--- Start Data section ---

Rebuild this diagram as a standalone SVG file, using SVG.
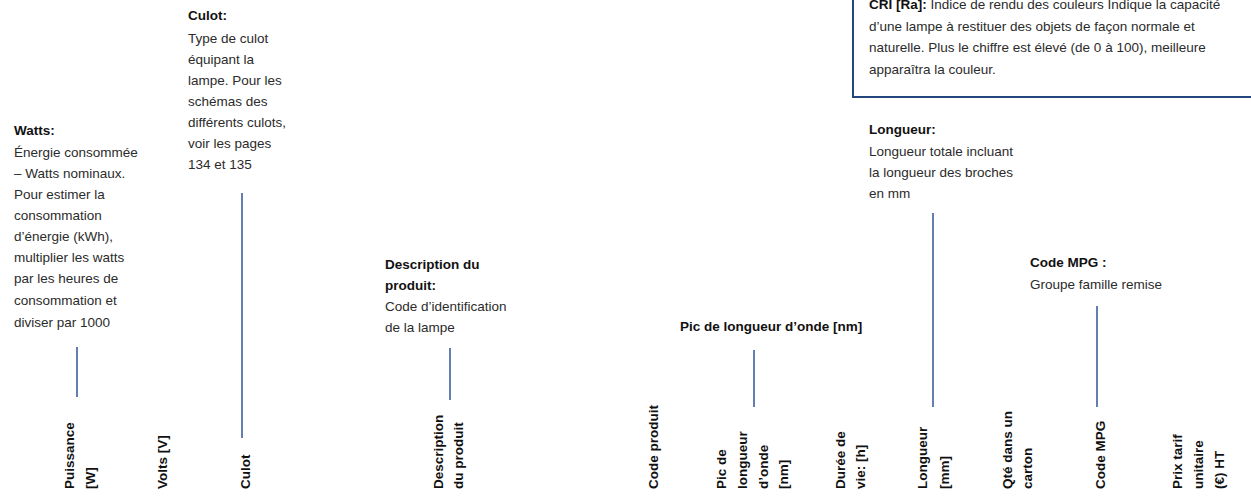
<svg xmlns="http://www.w3.org/2000/svg" width="1251" height="500" viewBox="0 0 1251 500">
<style>
.t{font-family:"Liberation Sans",Arial,sans-serif;font-size:13.5px;fill:#2b2b2b}
.b{font-weight:bold;fill:#111}
.r{font-family:"Liberation Sans",Arial,sans-serif;font-size:13.5px;font-weight:bold;fill:#111}
.ln{stroke:#2f5597;stroke-width:1.5;fill:none}
</style>
<rect width="1251" height="500" fill="#fff"/>
<g id="cri">
<path d="M1252 97 H853 V-2" fill="none" stroke="#24467f" stroke-width="2"/>
<text class="t" x="869" y="9"><tspan class="b">CRI [Ra]:</tspan> Indice de rendu des couleurs Indique la capacité</text>
<text class="t" x="869" y="31">d’une lampe à restituer des objets de façon normale et</text>
<text class="t" x="869" y="52">naturelle. Plus le chiffre est élevé (de 0 à 100), meilleure</text>
<text class="t" x="869" y="74">apparaîtra la couleur.</text>
</g>
<g id="culot">
<text class="t b" x="188" y="20">Culot:</text>
<text class="t" x="188" y="43">Type de culot</text>
<text class="t" x="188" y="64">équipant la</text>
<text class="t" x="188" y="85">lampe. Pour les</text>
<text class="t" x="188" y="106">schémas des</text>
<text class="t" x="188" y="127">différents culots,</text>
<text class="t" x="188" y="148">voir les pages</text>
<text class="t" x="188" y="169">134 et 135</text>
</g>
<g id="watts">
<text class="t b" x="14" y="135">Watts:</text>
<text class="t" x="14" y="157">Énergie consommée</text>
<text class="t" x="14" y="178">– Watts nominaux.</text>
<text class="t" x="14" y="199">Pour estimer la</text>
<text class="t" x="14" y="220">consommation</text>
<text class="t" x="14" y="241">d’énergie (kWh),</text>
<text class="t" x="14" y="262">multiplier les watts</text>
<text class="t" x="14" y="283">par les heures de</text>
<text class="t" x="14" y="305">consommation et</text>
<text class="t" x="14" y="327">diviser par 1000</text>
</g>
<g id="description">
<text class="t b" x="385" y="269">Description du</text>
<text class="t b" x="385" y="290">produit:</text>
<text class="t" x="385" y="311">Code d’identification</text>
<text class="t" x="385" y="332">de la lampe</text>
</g>
<g id="pic">
<text class="t b" x="680" y="331">Pic de longueur d’onde [nm]</text>
</g>
<g id="longueur">
<text class="t b" x="869" y="134">Longueur:</text>
<text class="t" x="869" y="156">Longueur totale incluant</text>
<text class="t" x="869" y="177">la longueur des broches</text>
<text class="t" x="869" y="198">en mm</text>
</g>
<g id="mpg">
<text class="t b" x="1030" y="267">Code MPG :</text>
<text class="t" x="1030" y="289">Groupe famille remise</text>
</g>
<g id="connectors">
<line class="ln" x1="77" y1="347" x2="77" y2="397"/>
<line class="ln" x1="242" y1="193" x2="242" y2="438" stroke="#24478f"/>
<line class="ln" x1="450" y1="348" x2="450" y2="400"/>
<line class="ln" x1="754" y1="350" x2="754" y2="407"/>
<line class="ln" x1="933" y1="213" x2="933" y2="407"/>
<line class="ln" x1="1097" y1="306" x2="1097" y2="407"/>
</g>
<g id="headers">
<text class="r" transform="translate(74,489) rotate(-90)">Puissance</text>
<text class="r" transform="translate(95,489) rotate(-90)">[W]</text>
<text class="r" transform="translate(167,489) rotate(-90)">Volts [V]</text>
<text class="r" transform="translate(250,489) rotate(-90)">Culot</text>
<text class="r" transform="translate(443,489) rotate(-90)">Description</text>
<text class="r" transform="translate(463,489) rotate(-90)">du produit</text>
<text class="r" transform="translate(658,489) rotate(-90)">Code produit</text>
<text class="r" transform="translate(726,489) rotate(-90)">Pic de</text>
<text class="r" transform="translate(747,489) rotate(-90)">longueur</text>
<text class="r" transform="translate(768,489) rotate(-90)">d’onde</text>
<text class="r" transform="translate(788,489) rotate(-90)">[nm]</text>
<text class="r" transform="translate(845,489) rotate(-90)">Durée de</text>
<text class="r" transform="translate(865,489) rotate(-90)">vie: [h]</text>
<text class="r" transform="translate(927,489) rotate(-90)">Longueur</text>
<text class="r" transform="translate(949,489) rotate(-90)">[mm]</text>
<text class="r" transform="translate(1012,489) rotate(-90)">Qté dans un</text>
<text class="r" transform="translate(1032,489) rotate(-90)">carton</text>
<text class="r" transform="translate(1105,489) rotate(-90)">Code MPG</text>
<text class="r" transform="translate(1182,489) rotate(-90)">Prix tarif</text>
<text class="r" transform="translate(1203,489) rotate(-90)">unitaire</text>
<text class="r" transform="translate(1224,489) rotate(-90)">(€) HT</text>
</g>
</svg>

--- End Data section ---

## Objective:
Extract the full listing above verbatim; pictures are to be left out of the copy.

## Solved problem:
Rebuild this diagram as a standalone SVG file, using SVG.
<svg xmlns="http://www.w3.org/2000/svg" width="1251" height="500" viewBox="0 0 1251 500">
<style>
.t{font-family:"Liberation Sans",Arial,sans-serif;font-size:13.5px;fill:#2b2b2b}
.b{font-weight:bold;fill:#111}
.r{font-family:"Liberation Sans",Arial,sans-serif;font-size:13.5px;font-weight:bold;fill:#111}
.ln{stroke:#2f5597;stroke-width:1.5;fill:none}
</style>
<rect width="1251" height="500" fill="#fff"/>
<g id="cri">
<path d="M1252 97 H853 V-2" fill="none" stroke="#24467f" stroke-width="2"/>
<text class="t" x="869" y="9"><tspan class="b">CRI [Ra]:</tspan> Indice de rendu des couleurs Indique la capacité</text>
<text class="t" x="869" y="31">d’une lampe à restituer des objets de façon normale et</text>
<text class="t" x="869" y="52">naturelle. Plus le chiffre est élevé (de 0 à 100), meilleure</text>
<text class="t" x="869" y="74">apparaîtra la couleur.</text>
</g>
<g id="culot">
<text class="t b" x="188" y="20">Culot:</text>
<text class="t" x="188" y="43">Type de culot</text>
<text class="t" x="188" y="64">équipant la</text>
<text class="t" x="188" y="85">lampe. Pour les</text>
<text class="t" x="188" y="106">schémas des</text>
<text class="t" x="188" y="127">différents culots,</text>
<text class="t" x="188" y="148">voir les pages</text>
<text class="t" x="188" y="169">134 et 135</text>
</g>
<g id="watts">
<text class="t b" x="14" y="135">Watts:</text>
<text class="t" x="14" y="157">Énergie consommée</text>
<text class="t" x="14" y="178">– Watts nominaux.</text>
<text class="t" x="14" y="199">Pour estimer la</text>
<text class="t" x="14" y="220">consommation</text>
<text class="t" x="14" y="241">d’énergie (kWh),</text>
<text class="t" x="14" y="262">multiplier les watts</text>
<text class="t" x="14" y="283">par les heures de</text>
<text class="t" x="14" y="305">consommation et</text>
<text class="t" x="14" y="327">diviser par 1000</text>
</g>
<g id="description">
<text class="t b" x="385" y="269">Description du</text>
<text class="t b" x="385" y="290">produit:</text>
<text class="t" x="385" y="311">Code d’identification</text>
<text class="t" x="385" y="332">de la lampe</text>
</g>
<g id="pic">
<text class="t b" x="680" y="331">Pic de longueur d’onde [nm]</text>
</g>
<g id="longueur">
<text class="t b" x="869" y="134">Longueur:</text>
<text class="t" x="869" y="156">Longueur totale incluant</text>
<text class="t" x="869" y="177">la longueur des broches</text>
<text class="t" x="869" y="198">en mm</text>
</g>
<g id="mpg">
<text class="t b" x="1030" y="267">Code MPG :</text>
<text class="t" x="1030" y="289">Groupe famille remise</text>
</g>
<g id="connectors">
<line class="ln" x1="77" y1="347" x2="77" y2="397"/>
<line class="ln" x1="242" y1="193" x2="242" y2="438" stroke="#24478f"/>
<line class="ln" x1="450" y1="348" x2="450" y2="400"/>
<line class="ln" x1="754" y1="350" x2="754" y2="407"/>
<line class="ln" x1="933" y1="213" x2="933" y2="407"/>
<line class="ln" x1="1097" y1="306" x2="1097" y2="407"/>
</g>
<g id="headers">
<text class="r" transform="translate(74,489) rotate(-90)">Puissance</text>
<text class="r" transform="translate(95,489) rotate(-90)">[W]</text>
<text class="r" transform="translate(167,489) rotate(-90)">Volts [V]</text>
<text class="r" transform="translate(250,489) rotate(-90)">Culot</text>
<text class="r" transform="translate(443,489) rotate(-90)">Description</text>
<text class="r" transform="translate(463,489) rotate(-90)">du produit</text>
<text class="r" transform="translate(658,489) rotate(-90)">Code produit</text>
<text class="r" transform="translate(726,489) rotate(-90)">Pic de</text>
<text class="r" transform="translate(747,489) rotate(-90)">longueur</text>
<text class="r" transform="translate(768,489) rotate(-90)">d’onde</text>
<text class="r" transform="translate(788,489) rotate(-90)">[nm]</text>
<text class="r" transform="translate(845,489) rotate(-90)">Durée de</text>
<text class="r" transform="translate(865,489) rotate(-90)">vie: [h]</text>
<text class="r" transform="translate(927,489) rotate(-90)">Longueur</text>
<text class="r" transform="translate(949,489) rotate(-90)">[mm]</text>
<text class="r" transform="translate(1012,489) rotate(-90)">Qté dans un</text>
<text class="r" transform="translate(1032,489) rotate(-90)">carton</text>
<text class="r" transform="translate(1105,489) rotate(-90)">Code MPG</text>
<text class="r" transform="translate(1182,489) rotate(-90)">Prix tarif</text>
<text class="r" transform="translate(1203,489) rotate(-90)">unitaire</text>
<text class="r" transform="translate(1224,489) rotate(-90)">(€) HT</text>
</g>
</svg>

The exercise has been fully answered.